Итак, и довольство и бедность зависят от представления, которое мы имеем о них; сходным образом и богатство, равно как и слава или здоровье, прекрасны и привлекательны лишь настолько, насколько таковыми находят их те, кто пользуется ими. Каждому живется хорошо или плохо в зависимости от того, что он сам по этому поводу думает. Доволен не тот кого другие мнят довольным, а тот, кто сам мнит себя таковым. И вообще, истинным и существенным тут можно считать лишь собственное мнение данного человека.

О трусости

Я часто слышал пословицу: трусость – мать жестокости. Мне действительно приходилось наблюдать на опыте, что чудовищная, бесчеловечная жестокость нередко сочетается с женской чувствительностью.
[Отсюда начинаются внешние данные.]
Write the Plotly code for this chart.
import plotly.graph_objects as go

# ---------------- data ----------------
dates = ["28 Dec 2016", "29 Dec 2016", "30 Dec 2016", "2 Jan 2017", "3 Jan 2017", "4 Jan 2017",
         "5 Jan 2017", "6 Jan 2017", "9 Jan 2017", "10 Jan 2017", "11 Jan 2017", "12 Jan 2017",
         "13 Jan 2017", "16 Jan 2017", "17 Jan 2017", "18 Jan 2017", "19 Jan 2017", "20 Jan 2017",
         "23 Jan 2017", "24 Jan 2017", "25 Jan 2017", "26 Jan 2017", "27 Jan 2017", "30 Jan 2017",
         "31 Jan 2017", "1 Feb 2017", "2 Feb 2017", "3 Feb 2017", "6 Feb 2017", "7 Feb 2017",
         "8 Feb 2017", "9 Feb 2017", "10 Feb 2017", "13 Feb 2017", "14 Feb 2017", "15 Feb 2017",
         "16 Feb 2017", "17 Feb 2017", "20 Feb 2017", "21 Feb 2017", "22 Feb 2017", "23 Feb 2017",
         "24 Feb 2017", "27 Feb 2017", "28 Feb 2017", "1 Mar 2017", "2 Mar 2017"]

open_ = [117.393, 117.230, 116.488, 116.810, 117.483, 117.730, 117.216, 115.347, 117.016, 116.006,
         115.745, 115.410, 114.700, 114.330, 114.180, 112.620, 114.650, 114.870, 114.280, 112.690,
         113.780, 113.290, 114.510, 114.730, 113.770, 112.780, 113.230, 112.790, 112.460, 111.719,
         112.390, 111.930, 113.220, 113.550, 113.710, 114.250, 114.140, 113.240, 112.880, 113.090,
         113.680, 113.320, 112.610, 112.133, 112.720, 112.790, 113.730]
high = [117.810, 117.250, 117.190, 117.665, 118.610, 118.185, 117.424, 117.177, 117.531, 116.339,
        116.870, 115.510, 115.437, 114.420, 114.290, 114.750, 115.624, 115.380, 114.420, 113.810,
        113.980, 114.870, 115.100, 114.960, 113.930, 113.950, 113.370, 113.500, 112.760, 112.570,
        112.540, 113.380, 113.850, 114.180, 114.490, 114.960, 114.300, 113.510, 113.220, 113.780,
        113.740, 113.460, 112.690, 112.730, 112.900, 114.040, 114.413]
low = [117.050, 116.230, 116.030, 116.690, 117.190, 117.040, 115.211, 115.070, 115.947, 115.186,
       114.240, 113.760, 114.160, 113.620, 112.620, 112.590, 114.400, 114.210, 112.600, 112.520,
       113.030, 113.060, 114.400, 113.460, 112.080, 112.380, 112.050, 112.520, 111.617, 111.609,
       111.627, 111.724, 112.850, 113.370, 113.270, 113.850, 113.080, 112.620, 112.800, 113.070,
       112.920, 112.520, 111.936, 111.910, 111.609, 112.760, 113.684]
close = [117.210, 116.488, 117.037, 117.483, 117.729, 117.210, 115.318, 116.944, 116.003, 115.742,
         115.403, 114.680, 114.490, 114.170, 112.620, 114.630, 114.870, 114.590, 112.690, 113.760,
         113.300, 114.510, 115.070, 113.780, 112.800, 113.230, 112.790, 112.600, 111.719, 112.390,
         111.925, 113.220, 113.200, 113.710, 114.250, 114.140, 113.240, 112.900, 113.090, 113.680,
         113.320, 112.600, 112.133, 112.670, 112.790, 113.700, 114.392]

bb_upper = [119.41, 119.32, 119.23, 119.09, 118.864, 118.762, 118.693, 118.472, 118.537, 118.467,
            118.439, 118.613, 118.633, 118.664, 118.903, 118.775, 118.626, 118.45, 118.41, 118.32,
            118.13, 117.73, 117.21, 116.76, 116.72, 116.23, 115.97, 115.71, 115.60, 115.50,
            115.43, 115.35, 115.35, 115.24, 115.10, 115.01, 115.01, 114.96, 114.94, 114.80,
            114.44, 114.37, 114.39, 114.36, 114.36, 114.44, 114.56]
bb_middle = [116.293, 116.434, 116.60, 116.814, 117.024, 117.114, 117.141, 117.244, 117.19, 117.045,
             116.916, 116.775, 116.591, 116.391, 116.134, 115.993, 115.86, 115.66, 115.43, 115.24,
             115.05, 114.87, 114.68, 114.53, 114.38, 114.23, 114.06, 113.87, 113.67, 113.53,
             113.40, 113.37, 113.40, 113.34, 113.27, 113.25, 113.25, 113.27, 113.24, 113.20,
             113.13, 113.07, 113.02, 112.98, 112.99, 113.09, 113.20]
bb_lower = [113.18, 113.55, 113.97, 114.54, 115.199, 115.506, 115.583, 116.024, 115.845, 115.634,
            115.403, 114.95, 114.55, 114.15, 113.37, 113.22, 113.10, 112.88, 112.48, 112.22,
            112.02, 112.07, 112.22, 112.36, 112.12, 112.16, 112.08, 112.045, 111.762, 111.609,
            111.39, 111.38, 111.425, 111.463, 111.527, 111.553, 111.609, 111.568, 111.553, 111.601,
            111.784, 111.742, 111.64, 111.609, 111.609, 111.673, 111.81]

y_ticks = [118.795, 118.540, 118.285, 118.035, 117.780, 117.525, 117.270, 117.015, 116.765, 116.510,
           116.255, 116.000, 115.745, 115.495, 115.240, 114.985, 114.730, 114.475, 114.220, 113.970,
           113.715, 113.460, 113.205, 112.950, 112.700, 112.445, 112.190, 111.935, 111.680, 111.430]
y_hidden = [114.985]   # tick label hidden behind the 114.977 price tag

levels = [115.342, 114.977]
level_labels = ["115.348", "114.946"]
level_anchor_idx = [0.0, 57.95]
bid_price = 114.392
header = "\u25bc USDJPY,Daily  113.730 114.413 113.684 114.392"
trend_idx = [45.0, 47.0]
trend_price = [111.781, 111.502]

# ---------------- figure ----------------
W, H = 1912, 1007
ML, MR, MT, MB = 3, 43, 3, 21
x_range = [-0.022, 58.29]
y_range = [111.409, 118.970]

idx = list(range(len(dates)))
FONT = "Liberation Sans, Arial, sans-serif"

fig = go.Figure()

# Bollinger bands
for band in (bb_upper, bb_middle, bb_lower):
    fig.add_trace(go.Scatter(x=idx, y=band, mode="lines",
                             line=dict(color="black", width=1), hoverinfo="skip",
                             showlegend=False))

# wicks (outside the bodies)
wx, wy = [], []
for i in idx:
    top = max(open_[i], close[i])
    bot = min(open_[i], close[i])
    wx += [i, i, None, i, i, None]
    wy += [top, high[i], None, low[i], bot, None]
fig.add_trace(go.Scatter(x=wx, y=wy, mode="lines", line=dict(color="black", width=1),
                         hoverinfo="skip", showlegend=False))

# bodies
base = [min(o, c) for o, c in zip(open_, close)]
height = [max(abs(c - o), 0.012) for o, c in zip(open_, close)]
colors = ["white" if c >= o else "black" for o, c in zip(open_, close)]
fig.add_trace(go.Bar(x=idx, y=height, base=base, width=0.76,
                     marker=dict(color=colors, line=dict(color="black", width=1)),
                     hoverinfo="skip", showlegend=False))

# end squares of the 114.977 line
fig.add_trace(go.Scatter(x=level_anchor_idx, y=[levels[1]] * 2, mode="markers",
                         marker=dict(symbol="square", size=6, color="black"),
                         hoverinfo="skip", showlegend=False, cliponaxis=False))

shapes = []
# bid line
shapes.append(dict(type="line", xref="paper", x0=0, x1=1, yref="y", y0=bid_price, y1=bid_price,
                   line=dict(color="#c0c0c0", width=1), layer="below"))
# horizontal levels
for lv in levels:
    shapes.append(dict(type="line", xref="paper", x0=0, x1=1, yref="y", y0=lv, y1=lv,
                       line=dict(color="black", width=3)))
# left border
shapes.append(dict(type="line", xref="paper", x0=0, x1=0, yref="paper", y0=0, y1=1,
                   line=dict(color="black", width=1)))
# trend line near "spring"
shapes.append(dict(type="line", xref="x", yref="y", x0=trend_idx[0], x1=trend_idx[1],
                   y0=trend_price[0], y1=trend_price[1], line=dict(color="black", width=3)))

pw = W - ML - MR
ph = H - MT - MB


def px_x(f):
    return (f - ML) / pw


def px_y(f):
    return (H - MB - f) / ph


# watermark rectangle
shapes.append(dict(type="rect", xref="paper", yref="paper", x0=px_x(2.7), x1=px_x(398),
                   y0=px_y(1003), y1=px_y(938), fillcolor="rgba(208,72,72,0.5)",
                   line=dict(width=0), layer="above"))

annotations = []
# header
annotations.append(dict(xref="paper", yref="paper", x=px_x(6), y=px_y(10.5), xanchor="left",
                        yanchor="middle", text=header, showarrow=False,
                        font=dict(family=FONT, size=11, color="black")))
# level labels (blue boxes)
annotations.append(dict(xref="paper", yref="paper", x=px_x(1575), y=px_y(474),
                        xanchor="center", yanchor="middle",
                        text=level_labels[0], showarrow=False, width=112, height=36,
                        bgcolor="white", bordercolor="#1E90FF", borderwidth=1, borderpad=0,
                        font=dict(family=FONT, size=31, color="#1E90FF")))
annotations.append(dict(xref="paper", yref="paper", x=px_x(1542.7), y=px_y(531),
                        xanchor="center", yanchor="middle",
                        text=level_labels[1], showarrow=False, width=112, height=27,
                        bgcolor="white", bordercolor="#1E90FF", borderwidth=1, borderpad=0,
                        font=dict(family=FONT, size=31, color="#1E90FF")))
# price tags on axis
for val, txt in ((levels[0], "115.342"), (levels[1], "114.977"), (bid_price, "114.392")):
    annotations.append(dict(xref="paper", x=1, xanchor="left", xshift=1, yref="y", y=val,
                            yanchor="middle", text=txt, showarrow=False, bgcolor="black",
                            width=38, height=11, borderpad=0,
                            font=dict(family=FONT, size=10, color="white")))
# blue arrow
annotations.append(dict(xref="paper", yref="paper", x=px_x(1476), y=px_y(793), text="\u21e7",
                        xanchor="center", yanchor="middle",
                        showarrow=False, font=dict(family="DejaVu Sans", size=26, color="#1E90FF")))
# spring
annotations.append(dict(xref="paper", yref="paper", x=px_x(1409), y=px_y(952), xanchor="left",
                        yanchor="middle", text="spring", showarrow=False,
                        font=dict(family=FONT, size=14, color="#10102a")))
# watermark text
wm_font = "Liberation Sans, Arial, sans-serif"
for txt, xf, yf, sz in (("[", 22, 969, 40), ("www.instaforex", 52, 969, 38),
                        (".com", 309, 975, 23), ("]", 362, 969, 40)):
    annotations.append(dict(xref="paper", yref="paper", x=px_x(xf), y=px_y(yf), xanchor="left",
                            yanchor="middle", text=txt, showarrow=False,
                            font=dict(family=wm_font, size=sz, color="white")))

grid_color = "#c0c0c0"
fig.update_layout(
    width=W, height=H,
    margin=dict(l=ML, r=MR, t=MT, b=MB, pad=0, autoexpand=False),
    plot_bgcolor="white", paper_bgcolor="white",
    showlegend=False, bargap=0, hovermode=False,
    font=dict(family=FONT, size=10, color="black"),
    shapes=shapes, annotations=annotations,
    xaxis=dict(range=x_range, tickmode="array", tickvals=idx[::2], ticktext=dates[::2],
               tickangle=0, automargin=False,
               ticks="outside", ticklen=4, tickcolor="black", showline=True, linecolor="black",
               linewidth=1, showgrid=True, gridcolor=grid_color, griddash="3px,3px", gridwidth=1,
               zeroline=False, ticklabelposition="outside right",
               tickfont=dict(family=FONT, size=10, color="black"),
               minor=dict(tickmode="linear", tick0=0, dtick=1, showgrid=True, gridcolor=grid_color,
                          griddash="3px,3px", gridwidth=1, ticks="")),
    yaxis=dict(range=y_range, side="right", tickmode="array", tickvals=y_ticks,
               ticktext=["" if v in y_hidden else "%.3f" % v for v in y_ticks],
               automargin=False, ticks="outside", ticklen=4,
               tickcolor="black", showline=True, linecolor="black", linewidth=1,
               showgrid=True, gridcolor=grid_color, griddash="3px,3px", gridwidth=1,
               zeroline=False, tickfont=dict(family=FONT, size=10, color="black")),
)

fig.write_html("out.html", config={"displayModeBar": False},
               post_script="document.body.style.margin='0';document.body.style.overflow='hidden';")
Я встречал необычайно жестоких людей, у которых легко было вызвать слезы и которые плакали по пустякам. Тиран города Феры Александр не мог спокойно сидеть в театре и смотреть трагедию из опасения, как бы его сограждане не услышали его вздохов по поводу страданий Гекубы или Андромахи, в то время, как сам он, не зная жалости, казнил ежедневно множество людей.
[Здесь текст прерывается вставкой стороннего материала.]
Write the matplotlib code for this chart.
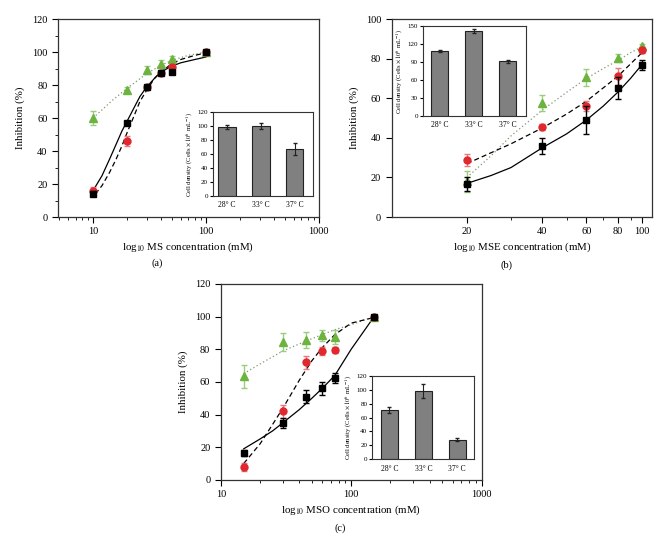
import matplotlib
matplotlib.use("Agg")
import matplotlib.pyplot as plt
from matplotlib.ticker import FixedLocator, NullFormatter, MultipleLocator

plt.rcParams["font.family"] = ["Liberation Serif", "DejaVu Serif"]
plt.rcParams["mathtext.fontset"] = "stix"

# ---- data: panel (a) MS ----
a_x = [10, 20, 30, 40, 50, 100]
a_black = [14, 57, 79, 87, 88, 100]
a_black_err = [1.5, 1, 1, 1, 1, 0.5]
a_red = [16, 46, 79, 87, 91, 100]
a_red_err = [2, 3, 1, 1, 2, 0.5]
a_green = [60, 77, 89, 93, 96, 100]
a_green_err = [4, 2, 2.5, 2, 1.5, 0.5]

a_fit_black_x = [10, 12, 14, 16, 18, 20, 23, 26, 30, 35, 40, 50, 60, 80, 100]
a_fit_black_y = [16, 25, 35, 44, 52, 58, 66, 73, 79, 84, 88, 91.5, 93.5, 95.5, 97]
a_fit_red_x = [10.5, 12, 14, 16, 18, 20, 23, 26, 30, 35, 40, 50, 60, 80, 100]
a_fit_red_y = [14, 19, 27, 35, 43, 51, 61, 70, 77, 84, 88, 93, 95.5, 98, 99.5]
a_fit_green_x = [10, 15, 20, 30, 40, 50, 70, 100]
a_fit_green_y = [60, 71, 78, 87, 92, 95, 98, 100]

# ---- data: panel (b) MSE ----
b_x = [20, 40, 60, 80, 100]
b_black = [16.5, 36, 49, 65, 77]
b_black_err = [3.5, 4, 7, 5.5, 2.5]
b_red = [29, 45.5, 56, 71, 84.5]
b_red_err = [3, 1.5, 2.5, 4.5, 1.5]
b_green = [18, 57.5, 70.5, 80.5, 86.5]
b_green_err = [5.5, 4, 4.5, 2, 1]

b_fit_black_x = [20, 25, 30, 40, 50, 60, 70, 80, 90, 100]
b_fit_black_y = [17, 21, 25, 35, 42, 49, 56, 63, 70, 77]
b_fit_red_x = [20, 30, 40, 50, 60, 80, 100]
b_fit_red_y = [27, 37, 45, 52, 58.5, 71, 83]
b_fit_green_x = [20, 25, 30, 40, 50, 60, 70, 80, 90, 100]
b_fit_green_y = [20, 31, 41, 54, 63, 70, 75, 79, 83, 86]

# ---- data: panel (c) MSO ----
c_x = [15, 30, 45, 60, 75, 150]
c_black = [16.5, 35, 51, 56, 62.5, 100]
c_black_err = [2, 3, 4, 4, 3, 0.5]
c_red = [8, 42, 72, 79, 79.5, 100]
c_red_err = [2.5, 4, 4, 2.5, 2, 0.5]
c_green = [63.5, 84.5, 85.5, 88.5, 87.5, 100]
c_green_err = [7, 5.5, 5, 3.5, 4, 0.5]

c_fit_black_x = [15, 20, 25, 30, 40, 50, 60, 75, 100, 150]
c_fit_black_y = [19, 25, 30, 35, 43, 50, 56, 64, 80, 100]
c_fit_red_x = [15, 20, 25, 30, 40, 50, 60, 75, 100, 150]
c_fit_red_y = [10, 22, 34, 44, 61, 73, 81, 89, 96, 99.5]
c_fit_green_x = [15, 20, 30, 45, 60, 75, 100, 150]
c_fit_green_y = [65, 71, 79, 85, 89, 92, 95, 100]

# ---- inset bars ----
temps = ["28° C", "33° C", "37° C"]
a_cells = [99, 100, 67]
a_cells_err = [3, 4.5, 9]
b_cells = [108, 142, 91]
b_cells_err = [2, 4, 2]
c_cells = [71, 98, 28]
c_cells_err = [4, 10, 2]

BLACK = "black"
RED = "#e0282e"
GREEN = "#6db33f"
GREEN_ERR = "#9ccc80"
RED_ERR = "#e87a7e"


def draw_main(ax, x, blk, blk_e, red, red_e, grn, grn_e, fits):
    (fbx, fby), (frx, fry), (fgx, fgy) = fits
    ax.plot(fgx, fgy, ls=(0, (1, 2)), color="#7a9a6a", lw=0.9, zorder=2)
    ax.plot(frx, fry, ls=(0, (4, 2.5)), color=BLACK, lw=0.9, zorder=2)
    ax.plot(fbx, fby, ls="-", color=BLACK, lw=0.9, zorder=2)
    ax.errorbar(x, grn, yerr=grn_e, fmt="^", color=GREEN, ecolor=GREEN_ERR,
                ms=5.5, capsize=2.5, elinewidth=1, zorder=3)
    ax.errorbar(x, red, yerr=red_e, fmt="o", color=RED, ecolor=RED_ERR,
                ms=5, capsize=2.5, elinewidth=1, zorder=4)
    ax.errorbar(x, blk, yerr=blk_e, fmt="s", color=BLACK, ecolor=BLACK,
                ms=4.5, capsize=2.5, elinewidth=1, zorder=5)
    ax.set_xscale("log")
    ax.set_ylabel("Inhibition (%)", fontsize=7.8, labelpad=5)
    ax.tick_params(labelsize=7.5, direction="out", length=4, width=0.8)
    ax.tick_params(which="minor", direction="out", length=2.5, width=0.6)
    for s in ax.spines.values():
        s.set_linewidth(0.9)
        s.set_color("#333333")


def draw_inset(ax, vals, errs, ymax, ystep, xlim):
    ax.bar(range(3), vals, width=0.51, color="#808080", edgecolor="#222222", lw=0.8)
    ax.errorbar(range(3), vals, yerr=errs, fmt="none", ecolor="#222222",
                elinewidth=0.8, capsize=1.2)
    ax.set_xlim(*xlim)
    ax.set_ylim(0, ymax)
    ax.yaxis.set_major_locator(MultipleLocator(ystep))
    ax.set_xticks(range(3))
    ax.set_xticklabels(temps)
    ax.tick_params(axis="x", length=0, labelsize=5.5, pad=4)
    ax.tick_params(axis="y", labelsize=5, length=2, direction="out", pad=1.5)
    ax.set_ylabel("Cell density (Cells $\\times10^{6}$ mL$^{-1}$)", fontsize=4.8, labelpad=2)
    for s in ax.spines.values():
        s.set_linewidth(0.8)
        s.set_color("#333333")


fig = plt.figure(figsize=(6.67, 5.44), dpi=100)

# panel (a)
ax_a = fig.add_axes([0.087, 0.601, 0.391, 0.364])
draw_main(ax_a, a_x, a_black, a_black_err, a_red, a_red_err, a_green, a_green_err,
          [(a_fit_black_x, a_fit_black_y), (a_fit_red_x, a_fit_red_y),
           (a_fit_green_x, a_fit_green_y)])
ax_a.set_xlim(4.9, 1000)
ax_a.set_ylim(0, 120)
ax_a.set_yticks(range(0, 121, 20))
ax_a.yaxis.set_minor_locator(MultipleLocator(10))
ax_a.set_xticks([10, 100, 1000])
ax_a.set_xticklabels(["10", "100", "1000"])
ax_a.set_xlabel("log$_{10}$ MS concentration (mM)", fontsize=7.8, labelpad=3)
fig.text(0.235, 0.5165, "(a)", ha="center", va="center", fontsize=7.5)

ins_a = fig.add_axes([0.319, 0.640, 0.150, 0.154])
draw_inset(ins_a, a_cells, a_cells_err, 120, 20, (-0.42, 2.53))

# panel (b)
ax_b = fig.add_axes([0.587, 0.601, 0.391, 0.364])
draw_main(ax_b, b_x, b_black, b_black_err, b_red, b_red_err, b_green, b_green_err,
          [(b_fit_black_x, b_fit_black_y), (b_fit_red_x, b_fit_red_y),
           (b_fit_green_x, b_fit_green_y)])
ax_b.set_xlim(10, 110)
ax_b.set_ylim(0, 100)
ax_b.set_yticks(range(0, 101, 20))
ax_b.xaxis.set_major_locator(FixedLocator([20, 40, 60, 80, 100]))
ax_b.set_xticklabels(["20", "40", "60", "80", "100"])
ax_b.xaxis.set_minor_formatter(NullFormatter())
ax_b.set_xlabel("log$_{10}$ MSE concentration (mM)", fontsize=7.8, labelpad=3)
fig.text(0.760, 0.513, "(b)", ha="center", va="center", fontsize=7.5)

ins_b = fig.add_axes([0.634, 0.787, 0.154, 0.165])
draw_inset(ins_b, b_cells, b_cells_err, 150, 30, (-0.5, 2.53))

# panel (c)
ax_c = fig.add_axes([0.331, 0.118, 0.391, 0.360])
draw_main(ax_c, c_x, c_black, c_black_err, c_red, c_red_err, c_green, c_green_err,
          [(c_fit_black_x, c_fit_black_y), (c_fit_red_x, c_fit_red_y),
           (c_fit_green_x, c_fit_green_y)])
ax_c.set_xlim(10, 1000)
ax_c.set_ylim(0, 120)
ax_c.set_yticks(range(0, 121, 20))
ax_c.set_xticks([10, 100, 1000])
ax_c.set_xticklabels(["10", "100", "1000"])
ax_c.set_xlabel("log$_{10}$ MSO concentration (mM)", fontsize=7.8, labelpad=3)
fig.text(0.51, 0.029, "(c)", ha="center", va="center", fontsize=7.5)

ins_c = fig.add_axes([0.558, 0.156, 0.153, 0.153])
draw_inset(ins_c, c_cells, c_cells_err, 120, 20, (-0.51, 2.5))

fig.savefig("out.png", dpi=100)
Почему тираны так кровожадны? Не потому ли, что они заботятся о своей безопасности? Не потому ли, что их трусость видит лучшее средство избавиться от опасности в том, чтобы истребить всех, вплоть до женщин, кто только способен встать против них, кто может нанести им хотя бы малейший ущерб?
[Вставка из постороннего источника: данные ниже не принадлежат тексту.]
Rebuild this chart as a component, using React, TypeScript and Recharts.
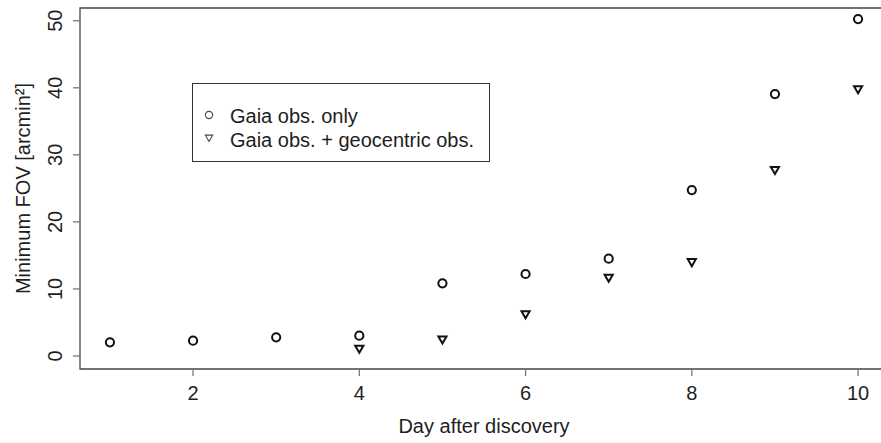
import React from "react";
import { ScatterChart, Scatter, XAxis, YAxis, ReferenceArea, Legend } from "recharts";

const days = [1, 2, 3, 4, 5, 6, 7, 8, 9, 10];
const gaiaOnly = [2.04, 2.28, 2.79, 3.03, 10.84, 12.23, 14.51, 24.75, 39.07, 50.25];
const gaiaGeo: (number | null)[] = [null, null, null, 1.18, 2.57, 6.34, 11.78, 14.1, 27.84, 39.88];
const xTicks = [2, 4, 6, 8, 10];
const yTicks = [0, 10, 20, 30, 40, 50];
const seriesNames = ["Gaia obs. only", "Gaia obs. + geocentric obs."];
const xTitle = "Day after discovery";
const yTitle = "Minimum FOV [arcmin²]";

const X_DOMAIN: [number, number] = [0.64, 10.36];
const Y_DOMAIN: [number, number] = [-1.94, 51.9];

const gaiaOnlyData = days.map((d, i) => ({ day: d, fov: gaiaOnly[i] }));
const gaiaGeoData = days
  .map((d, i) => ({ day: d, fov: gaiaGeo[i] }))
  .filter((p) => p.fov !== null);

const FONT = "'Liberation Sans', Arial, Helvetica, sans-serif";
const TEXT = "#1e1e1e";

const CircleShape = (props: any) => {
  const { cx, cy } = props;
  if (cx == null || cy == null) return <g />;
  return <circle cx={cx} cy={cy} r={4.1} fill="none" stroke="#111" strokeWidth={2} />;
};

const TriangleShape = (props: any) => {
  const { cx, cy } = props;
  if (cx == null || cy == null) return <g />;
  const r = 4.7;
  const xc = r * 0.866;
  const pts = `${cx},${cy + r} ${cx + xc},${cy - r / 2} ${cx - xc},${cy - r / 2}`;
  return <polygon points={pts} fill="none" stroke="#111" strokeWidth={2} strokeLinejoin="miter" />;
};

const XTick = (props: any) => {
  const { x, y, payload } = props;
  return (
    <text x={x} y={y} textAnchor="middle" fontFamily={FONT} fontSize={20} fill={TEXT}>
      {payload.value}
    </text>
  );
};

const YTick = (props: any) => {
  const { x, y, payload } = props;
  return (
    <text
      x={x}
      y={y}
      transform={`rotate(-90 ${x} ${y})`}
      textAnchor="middle"
      fontFamily={FONT}
      fontSize={20}
      fill={TEXT}
    >
      {payload.value}
    </text>
  );
};

const XTitle = (props: any) => {
  const vb = props.viewBox || {};
  const x = 484;
  const y = vb.y + 64;
  return (
    <text x={x} y={y} textAnchor="middle" fontFamily={FONT} fontSize={20} fill={TEXT}>
      {xTitle}
    </text>
  );
};

const YTitle = (props: any) => {
  const vb = props.viewBox || {};
  const x = vb.x + 30;
  const y = vb.y + vb.height / 2;
  return (
    <text
      x={x}
      y={y}
      transform={`rotate(-90 ${x} ${y})`}
      textAnchor="middle"
      fontFamily={FONT}
      fontSize={20}
      fill={TEXT}
    >
      {yTitle}
    </text>
  );
};

const LegendBox = () => {
  const r = 4.2;
  const xc = r * 0.866;
  const tx = 17;
  const ty = 55.3;
  return (
    <svg width={298} height={79} style={{ display: "block" }}>
      <rect x={0.5} y={0.5} width={297} height={78} fill="#fff" stroke="#333" strokeWidth={1} />
      <circle cx={17} cy={32} r={3.6} fill="none" stroke="#444" strokeWidth={1.1} />
      <polygon
        points={`${tx},${ty + r * 0.75} ${tx + xc},${ty - r * 0.75} ${tx - xc},${ty - r * 0.75}`}
        fill="none"
        stroke="#444"
        strokeWidth={1.1}
      />
      <text x={38} y={40} fontFamily={FONT} fontSize={20} fill={TEXT}>
        {seriesNames[0]}
      </text>
      <text x={38} y={64} fontFamily={FONT} fontSize={20} fill={TEXT}>
        {seriesNames[1]}
      </text>
    </svg>
  );
};

export default function App() {
  return (
    <div
      style={{
        position: "absolute",
        left: 0,
        top: 0,
        width: 881,
        height: 443,
        overflow: "hidden",
        background: "#fff",
      }}
    >
      <ScatterChart width={920} height={443} margin={{ top: 8, right: 32, bottom: 0, left: 0 }}>
        <XAxis
          type="number"
          dataKey="day"
          domain={X_DOMAIN}
          ticks={xTicks}
          allowDataOverflow
          axisLine={false}
          tickSize={7}
          tickMargin={24}
          tickLine={{ stroke: "#777", strokeWidth: 1.3 }}
          tick={<XTick />}
          height={74}
          label={<XTitle />}
        />
        <YAxis
          type="number"
          dataKey="fov"
          domain={Y_DOMAIN}
          ticks={yTicks}
          allowDataOverflow
          axisLine={false}
          tickSize={7}
          tickMargin={11}
          tickLine={{ stroke: "#777", strokeWidth: 1.3 }}
          tick={<YTick />}
          width={80}
          label={<YTitle />}
        />
        <ReferenceArea
          x1={X_DOMAIN[0]}
          x2={10.6}
          y1={Y_DOMAIN[0]}
          y2={Y_DOMAIN[1]}
          fill="none"
          fillOpacity={0}
          stroke="#444"
          strokeWidth={1.3}
          ifOverflow="visible"
        />
        <Legend
          layout="horizontal"
          verticalAlign="middle"
          align="center"
          content={<LegendBox />}
          wrapperStyle={{ left: 192, top: 83, width: 298, height: 79 }}
        />
        <Scatter name={seriesNames[0]} data={gaiaOnlyData} shape={<CircleShape />} isAnimationActive={false} />
        <Scatter name={seriesNames[1]} data={gaiaGeoData} shape={<TriangleShape />} isAnimationActive={false} />
      </ScatterChart>
    </div>
  );
}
Первые жестокости совершаются ради них самих, но они порождают страх перед справедливым возмездием, который влечет за собой полосу новых жестокостей с целью затмить одни зверства другими. Македонский царь Филипп, у которого было столько свар с римским народом, напуганный тем, что совершенные по его приказанию убийства вызвали общий ужас и величайшее волнение, и не зная, как обезопасить себя от такой массы потерпевших от него в разное время людей, решил арестовать детей всех убитых и день за днем приканчивать их, чтобы таким путем добиться успокоения.